As we consider some preliminary opportunities to advance participatory budgeting, we are clear-eyed about the risks and challenges. In the face of democratic backsliding and the concern that liberal democracy may not survive the 21st century, are these efforts to deepen local democracy merely a distraction from a larger threat, or is this a way to build active citizenship? Also, implementing PB is expensive — both in terms of money and time; is it worth the investment? Is PB just the latest checkbox for governments that want a reputation for supporting citizen participation without investing in the values and process it entails? Just like the proliferation of fake “consultation meetings,” fake PB could merely exacerbate our disappointment with democracy. What should we make of the rise of participatory budgeting in quasi-authoritarian contexts like China and Russia? Is PB a tool for undemocratic central governments to keep local governments in check while giving citizens a simulacrum of democratic participation? Crucially, without intentional efforts to be inclusive like we’ve seen in Boston, PB could merely direct public resources to those neighborhoods with the most outspoken and powerful residents.
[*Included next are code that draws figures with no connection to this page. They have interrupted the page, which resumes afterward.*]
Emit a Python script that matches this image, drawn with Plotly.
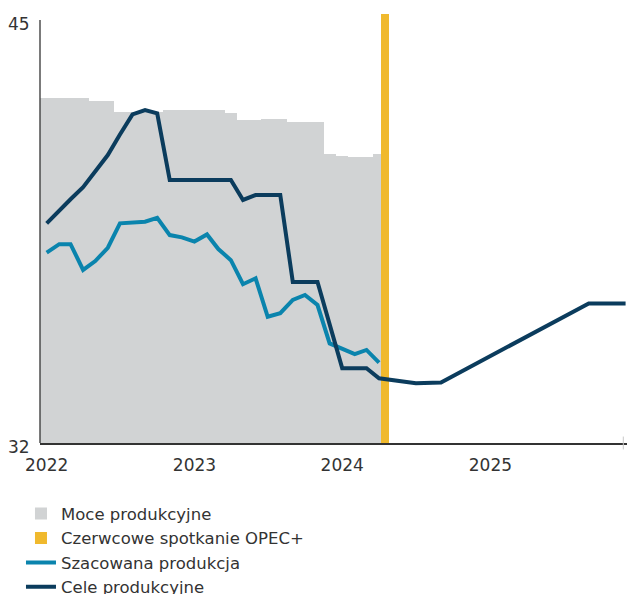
import pandas as pd
import plotly.graph_objects as go

FONT = "DejaVu Sans"
TEXT = "#333333"

# Monthly history, Jan 2022 - Apr 2024 (mb/d)
months = pd.date_range("2022-01-01", "2024-04-01", freq="MS")

capacity = [42.61, 42.61, 42.61, 42.61, 42.51, 42.51,
            42.18, 42.18, 42.18, 42.18, 42.22, 42.22,
            42.22, 42.22, 42.22, 42.13, 41.93, 41.93,
            41.95, 41.95, 41.87, 41.87, 41.87, 40.88,
            40.83, 40.78, 40.78, 40.88]

estimated = [37.85, 38.11, 38.11, 37.32, 37.59, 38.00,
             38.75, 38.78, 38.80, 38.92, 38.39, 38.32,
             38.19, 38.41, 37.96, 37.62, 36.88, 37.06,
             35.88, 35.99, 36.40, 36.55, 36.24, 35.06,
             34.88, 34.73, 34.86, 34.47]

# Production targets (change points), through end of 2025
target_dates = ["2022-01-01", "2022-02-01", "2022-03-01", "2022-04-01",
                "2022-05-01", "2022-06-01", "2022-07-01", "2022-08-01",
                "2022-09-01", "2022-10-01", "2022-11-01", "2023-04-01",
                "2023-05-01", "2023-06-01", "2023-08-01", "2023-09-01",
                "2023-11-01", "2024-01-01", "2024-03-01", "2024-04-01",
                "2024-07-01", "2024-09-01", "2025-09-01", "2025-12-01"]
targets = [38.75, 39.16, 39.49, 39.86, 40.34, 40.85, 41.48, 42.10,
           42.23, 42.13, 40.08, 40.08, 39.47, 39.62, 39.62, 36.95,
           36.95, 34.30, 34.30, 33.99, 33.84, 33.86, 36.29, 36.29]

meeting_date = "2024-04-16"

year_ticks = ["2022-01-01", "2023-01-01", "2024-01-01", "2025-01-01"]
year_labels = ["2022", "2023", "2024", "2025"]

Y_MIN, Y_MAX, Y_TOP = 32, 45, 45.184
DAY_MS = 86400000

fig = go.Figure()

fig.add_trace(go.Bar(
    x=months, y=capacity, name="Moce produkcyjne",
    width=[31 * DAY_MS] * len(months),
    marker=dict(color="#d1d3d4", line=dict(width=0)),
))
fig.add_trace(go.Bar(
    x=[meeting_date], y=[Y_TOP - Y_MIN], base=[Y_MIN],
    name="Czerwcowe spotkanie OPEC+",
    width=[20 * DAY_MS],
    marker=dict(color="#f0b92d", line=dict(width=0)),
))
fig.add_trace(go.Scatter(
    x=months, y=estimated, name="Szacowana produkcja", mode="lines",
    line=dict(color="#0a84ad", width=4),
))
fig.add_trace(go.Scatter(
    x=target_dates, y=targets, name="Cele produkcyjne", mode="lines",
    line=dict(color="#0b3c5d", width=4),
))

# left axis line spans the labelled range only
fig.add_shape(type="line", xref="paper", x0=0, x1=0, yref="y",
              y0=Y_MIN, y1=Y_MAX, line=dict(color=TEXT, width=1.3))
# end tick on the time axis
fig.add_shape(type="line", xref="paper", x0=0.9937, x1=0.9937, yref="paper",
              y0=-0.015, y1=0.015, line=dict(color="#c8c8c8", width=1))

for v in (Y_MAX, Y_MIN):
    fig.add_annotation(text=str(v), xref="paper", x=0, xanchor="right",
                       xshift=-8, yref="y", y=v, yanchor="middle", yshift=-4,
                       showarrow=False, font=dict(family=FONT, size=17, color=TEXT))

fig.update_layout(
    width=627, height=594,
    margin=dict(l=40, r=0, t=14, b=151, autoexpand=False),
    paper_bgcolor="white", plot_bgcolor="white",
    barmode="overlay", bargap=0,
    font=dict(family=FONT, size=17, color=TEXT),
    showlegend=True,
    legend=dict(orientation="v", x=-0.0324, xanchor="left", y=-0.1242,
                yanchor="top", bgcolor="rgba(0,0,0,0)",
                font=dict(family=FONT, size=16.5, color=TEXT),
                traceorder="normal"),
    xaxis=dict(type="date", range=["2021-12-15 12:00", "2025-12-04 12:00"],
               tickvals=year_ticks, ticktext=year_labels, ticks="",
               ticklabelstandoff=6,
               showgrid=False, zeroline=False, showline=True,
               linecolor=TEXT, linewidth=2,
               tickfont=dict(family=FONT, size=17, color=TEXT)),
    yaxis=dict(range=[Y_MIN, Y_TOP], showticklabels=False, showgrid=False,
               zeroline=False, showline=False, ticks=""),
)

fig.write_html("out.html")
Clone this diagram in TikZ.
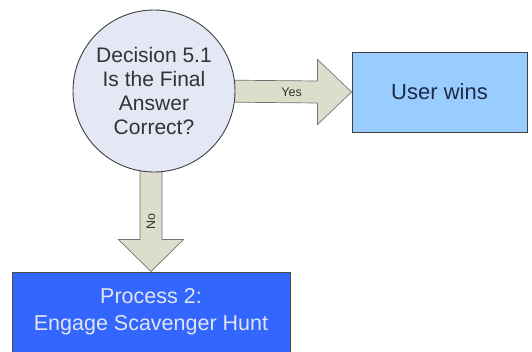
\documentclass[tikz,border=0pt]{standalone}
\usepackage{fontspec}
\setmainfont{Liberation Sans}
\usetikzlibrary{calc}
\pgfdeclarelayer{background}
\pgfsetlayers{background,main}

\definecolor{decfill}{RGB}{228,232,245}
\definecolor{arrowfill}{RGB}{221,221,204}
\definecolor{winfill}{RGB}{153,204,255}
\definecolor{procfill}{RGB}{51,102,255}
\definecolor{edge}{RGB}{64,64,64}
\definecolor{wintext}{RGB}{30,42,70}
\definecolor{proctext}{RGB}{225,228,240}

\tikzset{
  decision/.style={circle, draw=edge, line width=0.9pt, fill=decfill, inner sep=0pt,
    minimum size=162pt, align=center, text=black!80,
    font=\fontsize{21}{24}\selectfont},
  winbox/.style={rectangle, draw=edge, line width=0.9pt, fill=winfill,
    minimum width=175pt, minimum height=80pt, text=wintext,
    font=\fontsize{22}{24}\selectfont},
  procbox/.style={rectangle, draw=black!70, line width=0.9pt, fill=procfill,
    minimum width=278pt, minimum height=80pt, align=center, text=proctext,
    font=\fontsize{21.5}{27}\selectfont},
  blockarrow/.style={draw=black!55, line width=0.7pt, fill=arrowfill, line join=miter},
  arrowlabel/.style={font=\fontsize{12.5}{14}\selectfont, text=black!80, inner sep=0pt}
}

\begin{document}
\begin{tikzpicture}[x=1pt,y=-1pt]
  \useasboundingbox (0,0) rectangle (532,351);

  % nodes
  \node[decision] (dec) at (154,91) {Decision 5.1\\Is the Final\\Answer\\Correct?};
  \node[winbox] (win) at (439.5,92) {User wins};
  \node[procbox] (proc) at (151,312) {Process 2:\\Engage Scavenger Hunt};

  % block arrows, behind the decision circle
  \begin{pgfonlayer}{background}
    % Yes: decision -> user wins
    \draw[blockarrow]
      ($(dec.center)+(60,-11)$) -- ($(win.west)+(-34,-11)$) -- ($(win.west)+(-34,-32.5)$)
      -- (win.west)
      -- ($(win.west)+(-34,32.5)$) -- ($(win.west)+(-34,11)$) -- ($(dec.center)+(60,11)$) -- cycle;
    % No: decision -> process 2
    \draw[blockarrow]
      ($(proc.north)+(-11,-110)$) -- ($(proc.north)+(-11,-32)$) -- ($(proc.north)+(-32.5,-32)$)
      -- (proc.north)
      -- ($(proc.north)+(32.5,-32)$) -- ($(proc.north)+(11,-32)$) -- ($(proc.north)+(11,-110)$) -- cycle;
  \end{pgfonlayer}

  % arrow labels
  \node[arrowlabel] (yes) at ($(win.west)+(-60,0)$) {Yes};
  \node[arrowlabel, rotate=90] (no) at ($(proc.north)+(0,-50)$) {No};
\end{tikzpicture}
\end{document}
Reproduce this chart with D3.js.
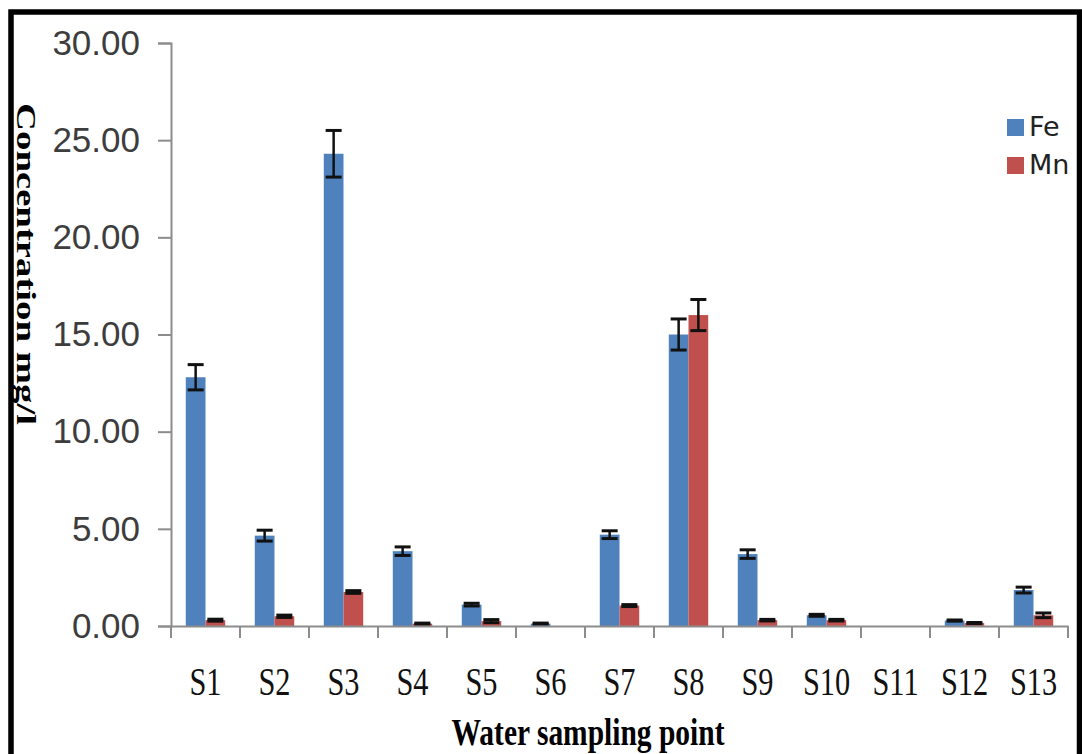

On the other hand, we don’t want to dismiss the significant opportunities that come with PB’s rapid global expansion. For example, what happens when social movements lose their momentum between election cycles? Participatory budgeting could create a civic space for social movements to pursue concrete outcomes while engaging with neighbors and public officials. (In China, it has even helped address the urban-rural divide on perspectives toward development policy.) Meanwhile, social media have exacerbated our human tendency to complain, but participatory budgeting requires us to shift our perspective from complaints to engaging with others on solutions. It could even serve as a gateway to deeper forms of democratic participation and increased trust between governments, civil society organizations, and citizens. Perhaps participatory budgeting is the first step we need to rebuild our civic infrastructure and make space for more diverse voices to steer our complex public institutions.
Until we have more research and evidence, however, these possibilities remain speculative.
My sincere thanks to Laura Bacon for co-designing the request for proposals. Thanks to Brian Wampler, Michael Touchton, and Stephanie McNulty for helping me ask better questions and always providing thoughtful responses. And thanks to Rebecca Rumbul, Alex Parsons, and Jen Bramley of mySociety for their perseverance and helpfully informed skepticism. Finally, thanks to my colleagues on the Transparency, Participation, and Accountability team at Hewlett Foundation for their helpful input and to the Transparency and Accountability Initiative for facilitating strategic dissemination.